Seketika semburan asap buatan (gunsmoke) yang cukup pekat, saling bertautan dengan sorotan lampu yang didominasi warna merah, kuning dan hijau solid, dimana paduannya menjadikan sosok Yngwie di tengah-tengah panggung terlihat dramatis. Ya, seperti yang sering kita lihat di video-video rekaman manggungnya, atau lewat foto-foto, hampir tak ada yang berubah dari penampilan Yngwie, terutama dari gaya berpakaian yang masih berbalutkan kemeja hitam dengan hanya satu kancing yang terkait di bagian bawah, dan celana kulit hitam yang khas.
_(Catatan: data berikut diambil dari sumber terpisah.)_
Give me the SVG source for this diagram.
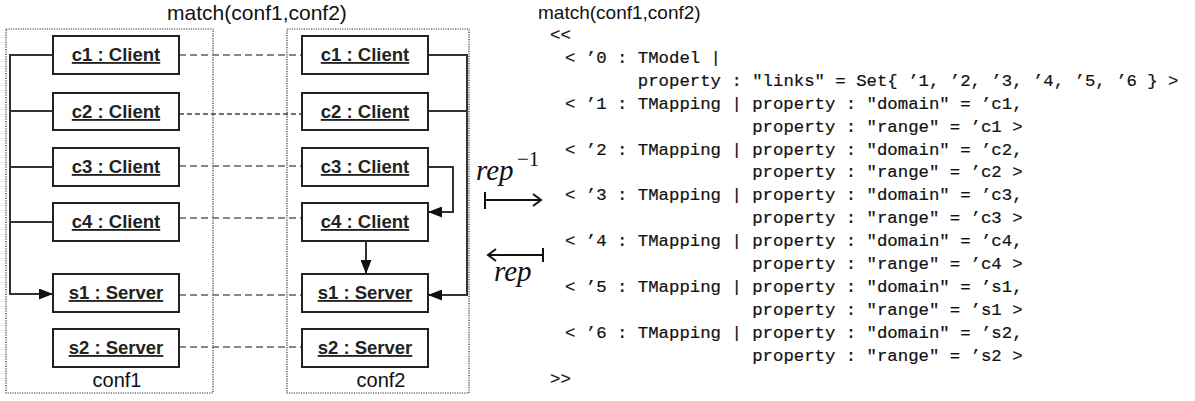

Tapi… kini menyaksikan konser Yngwie sudah benar-benar didesain sebagai sebuah pertunjukan tunggal, dimana Yngwie sendirian menguasai panggung, dengan latar belakang tumpukan ampli Marshall, yang terdiri atas 26 buah head dan 15 cabinet. Sementara musisi lainnya ditempatkan di pojok kanan panggung, seolah hanya sebagai pelengkap. Yngwie tampil sendirian di depan, sebagai gitaris, sebagai vokalis di beberapa lagu, dan ya… sebagai bintang, sebagai magnet dari keseluruhan pertunjukan. Bukan lagi sebagai sebuah band yang utuh.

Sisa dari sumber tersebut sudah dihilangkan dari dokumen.